The claims of Horne and other Tazewell County residents were dismissed in West Virginia in April 2006.

The Hornes also say the defendants failed to keep them informed about their case and “fraudulently misrepresented” that the claims were being pursued.

“Such conduct … involved a continuing fraudulent scheme to mislead and lie to the plaintiffs, and included not only responding to plaintiffs’ inquiries addressed to the defendants through their agents, but also seeking out and personally visiting the plaintiffs purportedly to assure them that their claims were being handled properly and that there ultimately would be some recovery for them when in fact that was blatantly false.”

The Hornes say they only recently learned on Aug. 6 that Humphreys and his firm hadn’t pursued any claims and that they had misled them.

Jackson, the attorney representing the Hornes, called Humphreys actions “egregious.”

“I’m ashamed to be a lawyer when there’s somebody acting like this,” Jackson said when the complaint originally was filed. “We can back these allegations up. I don’t file complaints that I don’t think are warranted. I’m 67 years old. I’m too old for that.”

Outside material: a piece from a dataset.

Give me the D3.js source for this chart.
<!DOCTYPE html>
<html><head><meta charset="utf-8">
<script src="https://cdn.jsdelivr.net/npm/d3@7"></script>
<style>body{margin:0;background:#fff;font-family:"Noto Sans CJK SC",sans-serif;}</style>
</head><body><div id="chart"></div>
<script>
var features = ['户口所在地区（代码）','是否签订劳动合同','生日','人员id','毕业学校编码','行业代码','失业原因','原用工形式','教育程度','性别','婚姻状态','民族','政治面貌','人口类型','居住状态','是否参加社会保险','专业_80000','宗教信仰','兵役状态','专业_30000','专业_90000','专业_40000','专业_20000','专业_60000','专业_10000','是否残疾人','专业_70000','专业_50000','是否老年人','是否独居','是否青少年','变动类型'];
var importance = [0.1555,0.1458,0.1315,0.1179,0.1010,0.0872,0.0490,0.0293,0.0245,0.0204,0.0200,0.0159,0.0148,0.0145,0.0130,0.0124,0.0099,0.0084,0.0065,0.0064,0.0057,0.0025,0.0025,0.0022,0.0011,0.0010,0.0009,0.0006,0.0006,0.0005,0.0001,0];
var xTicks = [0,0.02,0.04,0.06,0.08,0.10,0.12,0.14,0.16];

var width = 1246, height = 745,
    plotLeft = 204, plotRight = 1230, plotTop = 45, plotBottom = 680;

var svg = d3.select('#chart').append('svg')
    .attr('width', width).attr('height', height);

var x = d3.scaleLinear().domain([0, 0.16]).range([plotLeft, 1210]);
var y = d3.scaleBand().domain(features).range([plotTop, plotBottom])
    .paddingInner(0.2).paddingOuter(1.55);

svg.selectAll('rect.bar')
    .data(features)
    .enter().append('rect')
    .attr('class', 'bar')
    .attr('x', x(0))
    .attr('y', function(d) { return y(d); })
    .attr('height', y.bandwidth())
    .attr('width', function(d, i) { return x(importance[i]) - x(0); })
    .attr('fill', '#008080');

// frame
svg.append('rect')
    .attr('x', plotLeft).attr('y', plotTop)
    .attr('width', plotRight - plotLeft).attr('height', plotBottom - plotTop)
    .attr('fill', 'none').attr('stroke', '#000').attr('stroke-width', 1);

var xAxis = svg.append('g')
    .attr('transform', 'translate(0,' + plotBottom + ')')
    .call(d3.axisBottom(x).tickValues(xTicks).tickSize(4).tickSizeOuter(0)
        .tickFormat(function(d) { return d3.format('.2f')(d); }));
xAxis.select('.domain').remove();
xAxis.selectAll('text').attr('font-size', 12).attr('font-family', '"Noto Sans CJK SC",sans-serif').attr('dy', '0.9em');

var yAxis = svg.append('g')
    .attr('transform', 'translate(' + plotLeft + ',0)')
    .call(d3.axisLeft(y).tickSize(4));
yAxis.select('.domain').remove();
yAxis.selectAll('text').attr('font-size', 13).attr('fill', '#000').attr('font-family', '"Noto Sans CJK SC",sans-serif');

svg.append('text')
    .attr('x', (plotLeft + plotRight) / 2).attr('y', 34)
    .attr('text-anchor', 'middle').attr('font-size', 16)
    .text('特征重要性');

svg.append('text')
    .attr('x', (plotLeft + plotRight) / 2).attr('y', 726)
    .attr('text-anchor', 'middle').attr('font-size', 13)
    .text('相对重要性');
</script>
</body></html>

The Hornes say they have suffered damages “in a myriad of ways,” including inability to recover the property and related damages and losses, humiliation of “being treated disrespectfully and in an unethical and improper manner” and the outrage of being purposefully lied to by the defendants and treated as “insignificant individuals who did not deserve even a modicum of honesty and fair dealing.”

In addition to the destruction and diminution of their property, Ira Horne also cites the inability to use woodworking equipment irreparably damaged in the flood to earn income from cabinetmaking.

The Hornes allege negligence, breach of fiduciary duty, fraud, misrepresentation, unjust enrichment, restitution and disgorgement of profits. They seek compensatory damages and punitive damages for the defendants’ “intentional, purposeful, reckless, fraudulent and reprehensible” gross misconduct as well as attorney fees and court costs.

The Hornes’ case has been assigned to Webster Circuit Judge Jack Alsop after all seven Kanawha circuit judges recused themselves. Alsop has a status/scheduling hearing set for Dec. 12 at the Webster County Courthouse.

Humphreys, a prominent asbestos plaintiffs attorney, is a former member of the West Virginia House of Delegates and state Senate. He also ran for the U.S. House of Representatives in 2000 and 2002, losing to Shelley Moore Capito both times.